Managers face jail over invoice finance fraud

TWO executives at Insight (1997), a Salford healthcare firm that specialised in looking after people with autism, have been convicted after carrying out a £1.2m invoice finance fraud.

Administration manager Christopher Lynch, was found guilty of conspiring to defraud Surrey-based invoice lender Resource Partners on Monday at Manchester Crown Court.

The company’s managing director, James Frauts, pleaded guilty at earlier hearings to conspiracy to defraud, fraudulent trading and false accounting. The offences span from May 2002 to July 2004. The defendants could be jailed for up to 10 years when they are sentenced on December 3.

Insight provided care to people with autism for local authorities in the North West. By 2004 the business had an annual turnover of around £3m, employed 150 staff and operating 13 care homes.
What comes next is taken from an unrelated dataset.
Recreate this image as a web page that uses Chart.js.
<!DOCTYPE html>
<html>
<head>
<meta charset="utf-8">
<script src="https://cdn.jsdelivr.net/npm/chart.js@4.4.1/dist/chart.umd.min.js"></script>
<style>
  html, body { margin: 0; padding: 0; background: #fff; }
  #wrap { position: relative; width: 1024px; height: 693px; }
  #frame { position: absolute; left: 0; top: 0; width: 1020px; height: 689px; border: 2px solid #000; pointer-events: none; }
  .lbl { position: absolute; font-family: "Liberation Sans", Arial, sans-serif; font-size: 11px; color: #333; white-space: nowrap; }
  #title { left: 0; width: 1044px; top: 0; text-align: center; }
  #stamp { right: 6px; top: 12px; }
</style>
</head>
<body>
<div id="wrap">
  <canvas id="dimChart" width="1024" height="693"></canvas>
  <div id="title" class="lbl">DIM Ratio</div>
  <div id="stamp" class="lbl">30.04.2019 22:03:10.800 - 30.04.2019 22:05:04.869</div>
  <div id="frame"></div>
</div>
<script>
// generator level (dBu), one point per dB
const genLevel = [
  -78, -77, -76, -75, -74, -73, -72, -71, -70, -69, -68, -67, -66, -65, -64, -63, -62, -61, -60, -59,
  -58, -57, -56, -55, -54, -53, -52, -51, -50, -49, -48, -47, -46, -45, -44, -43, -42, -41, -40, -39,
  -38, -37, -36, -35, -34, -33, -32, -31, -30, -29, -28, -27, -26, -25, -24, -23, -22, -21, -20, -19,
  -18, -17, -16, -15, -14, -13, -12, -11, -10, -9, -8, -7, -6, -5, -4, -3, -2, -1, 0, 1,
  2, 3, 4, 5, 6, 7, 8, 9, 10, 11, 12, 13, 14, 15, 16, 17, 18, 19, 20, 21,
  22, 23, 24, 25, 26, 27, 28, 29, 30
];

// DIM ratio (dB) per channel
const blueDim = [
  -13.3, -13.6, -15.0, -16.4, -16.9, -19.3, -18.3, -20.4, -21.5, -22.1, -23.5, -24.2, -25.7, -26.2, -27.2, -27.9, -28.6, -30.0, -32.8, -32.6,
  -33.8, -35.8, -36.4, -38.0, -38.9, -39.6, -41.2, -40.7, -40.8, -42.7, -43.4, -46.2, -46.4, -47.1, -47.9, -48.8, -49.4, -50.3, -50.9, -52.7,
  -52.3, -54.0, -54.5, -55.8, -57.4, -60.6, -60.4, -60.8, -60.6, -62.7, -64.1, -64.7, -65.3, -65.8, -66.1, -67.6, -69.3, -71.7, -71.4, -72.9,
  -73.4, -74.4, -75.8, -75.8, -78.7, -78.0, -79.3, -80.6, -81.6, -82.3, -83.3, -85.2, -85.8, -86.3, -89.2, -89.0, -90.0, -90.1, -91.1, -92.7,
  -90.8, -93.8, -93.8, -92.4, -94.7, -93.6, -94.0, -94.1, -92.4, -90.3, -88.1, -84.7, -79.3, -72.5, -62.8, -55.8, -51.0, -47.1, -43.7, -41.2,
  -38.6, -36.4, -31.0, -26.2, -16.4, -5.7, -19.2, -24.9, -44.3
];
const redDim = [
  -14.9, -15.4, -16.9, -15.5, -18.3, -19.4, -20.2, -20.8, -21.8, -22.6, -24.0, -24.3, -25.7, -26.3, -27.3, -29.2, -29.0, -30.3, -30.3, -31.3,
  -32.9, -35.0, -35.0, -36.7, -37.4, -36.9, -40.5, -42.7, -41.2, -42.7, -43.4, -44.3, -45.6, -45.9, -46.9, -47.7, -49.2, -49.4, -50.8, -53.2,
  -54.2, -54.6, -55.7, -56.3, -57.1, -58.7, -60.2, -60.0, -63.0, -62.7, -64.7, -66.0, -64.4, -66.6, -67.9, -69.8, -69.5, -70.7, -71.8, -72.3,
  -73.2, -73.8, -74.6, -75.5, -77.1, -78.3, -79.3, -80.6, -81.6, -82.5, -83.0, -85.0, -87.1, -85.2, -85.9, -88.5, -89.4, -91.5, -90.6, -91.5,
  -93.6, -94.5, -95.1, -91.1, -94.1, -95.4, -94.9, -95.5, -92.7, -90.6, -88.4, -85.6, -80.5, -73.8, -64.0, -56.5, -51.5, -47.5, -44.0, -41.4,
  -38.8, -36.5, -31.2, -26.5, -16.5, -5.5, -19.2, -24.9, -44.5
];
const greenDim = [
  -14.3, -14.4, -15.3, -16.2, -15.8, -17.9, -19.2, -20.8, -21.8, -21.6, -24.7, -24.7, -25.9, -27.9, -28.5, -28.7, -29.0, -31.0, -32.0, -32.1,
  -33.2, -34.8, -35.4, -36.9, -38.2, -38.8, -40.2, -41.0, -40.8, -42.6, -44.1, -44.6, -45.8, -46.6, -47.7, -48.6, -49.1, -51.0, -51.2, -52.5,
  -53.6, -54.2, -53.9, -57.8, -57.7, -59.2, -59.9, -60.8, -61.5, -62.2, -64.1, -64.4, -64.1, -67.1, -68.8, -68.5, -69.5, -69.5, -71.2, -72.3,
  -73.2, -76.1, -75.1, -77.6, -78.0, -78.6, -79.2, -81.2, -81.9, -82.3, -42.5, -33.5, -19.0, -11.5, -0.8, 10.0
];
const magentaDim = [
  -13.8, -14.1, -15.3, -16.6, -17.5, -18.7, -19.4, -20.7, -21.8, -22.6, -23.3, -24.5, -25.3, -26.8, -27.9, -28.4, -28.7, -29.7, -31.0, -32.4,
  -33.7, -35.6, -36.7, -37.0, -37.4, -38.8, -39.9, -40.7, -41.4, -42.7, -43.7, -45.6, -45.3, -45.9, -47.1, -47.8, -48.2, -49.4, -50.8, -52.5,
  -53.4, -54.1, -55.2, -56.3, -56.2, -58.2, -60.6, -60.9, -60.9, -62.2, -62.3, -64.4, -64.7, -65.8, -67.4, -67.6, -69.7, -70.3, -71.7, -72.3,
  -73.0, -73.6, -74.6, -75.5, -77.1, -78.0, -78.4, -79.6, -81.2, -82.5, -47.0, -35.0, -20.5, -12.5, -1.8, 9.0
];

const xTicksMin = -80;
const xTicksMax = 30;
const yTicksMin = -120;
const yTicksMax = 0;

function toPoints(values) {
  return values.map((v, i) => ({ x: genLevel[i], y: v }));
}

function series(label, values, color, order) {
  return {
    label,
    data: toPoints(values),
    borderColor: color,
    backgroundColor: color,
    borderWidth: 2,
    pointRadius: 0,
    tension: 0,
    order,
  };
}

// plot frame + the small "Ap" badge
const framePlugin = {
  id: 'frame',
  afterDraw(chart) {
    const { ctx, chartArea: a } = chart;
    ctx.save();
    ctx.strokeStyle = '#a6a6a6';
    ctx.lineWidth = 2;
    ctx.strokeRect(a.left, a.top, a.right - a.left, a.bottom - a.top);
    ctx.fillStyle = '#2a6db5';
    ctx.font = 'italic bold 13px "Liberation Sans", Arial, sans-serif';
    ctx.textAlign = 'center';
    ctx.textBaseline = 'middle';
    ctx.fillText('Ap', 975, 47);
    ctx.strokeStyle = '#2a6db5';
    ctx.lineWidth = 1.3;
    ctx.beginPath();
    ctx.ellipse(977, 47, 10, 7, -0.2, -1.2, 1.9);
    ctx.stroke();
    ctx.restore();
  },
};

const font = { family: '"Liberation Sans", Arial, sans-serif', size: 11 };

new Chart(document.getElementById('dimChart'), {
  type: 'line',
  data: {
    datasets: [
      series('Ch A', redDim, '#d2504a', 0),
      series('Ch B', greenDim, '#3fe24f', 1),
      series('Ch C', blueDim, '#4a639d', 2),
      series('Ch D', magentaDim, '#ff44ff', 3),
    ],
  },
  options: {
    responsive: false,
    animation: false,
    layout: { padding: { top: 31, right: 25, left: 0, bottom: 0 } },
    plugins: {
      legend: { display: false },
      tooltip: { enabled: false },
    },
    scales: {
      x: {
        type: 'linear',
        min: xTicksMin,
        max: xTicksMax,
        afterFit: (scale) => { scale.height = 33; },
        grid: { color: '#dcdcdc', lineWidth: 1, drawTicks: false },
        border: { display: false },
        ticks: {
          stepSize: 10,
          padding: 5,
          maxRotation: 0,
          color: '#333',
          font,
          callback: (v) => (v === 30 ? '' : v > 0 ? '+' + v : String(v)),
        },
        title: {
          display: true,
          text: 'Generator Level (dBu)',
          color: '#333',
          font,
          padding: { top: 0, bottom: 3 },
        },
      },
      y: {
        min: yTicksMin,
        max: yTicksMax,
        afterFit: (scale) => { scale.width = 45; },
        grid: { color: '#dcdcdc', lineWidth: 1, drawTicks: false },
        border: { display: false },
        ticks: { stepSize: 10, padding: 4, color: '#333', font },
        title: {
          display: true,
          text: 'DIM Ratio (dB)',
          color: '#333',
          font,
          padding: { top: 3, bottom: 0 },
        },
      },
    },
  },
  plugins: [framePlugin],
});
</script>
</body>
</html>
But in 2002 Frauts, 62, who owned Insight, and Lynch, 59, began falsifying invoices which they used to raise credit from Resource Partners. More than 170 false invoices were processed – 45% of the bills sent by Insight to Stockport, Rochdale, Lancashire, Bury and Warrington councils.

Insight eventually collapsed in 2004 after Resource had paid out more than £1.2m. Some of these losses were then passed onto the local authorities who had to take money out of their social service budgets, said the Serious Fraud Office (SFO).

The case was referred to the SFO in October 2005 by the Greater Manchester Police. Frauts was charged in December 2009 after being extradited from Canada.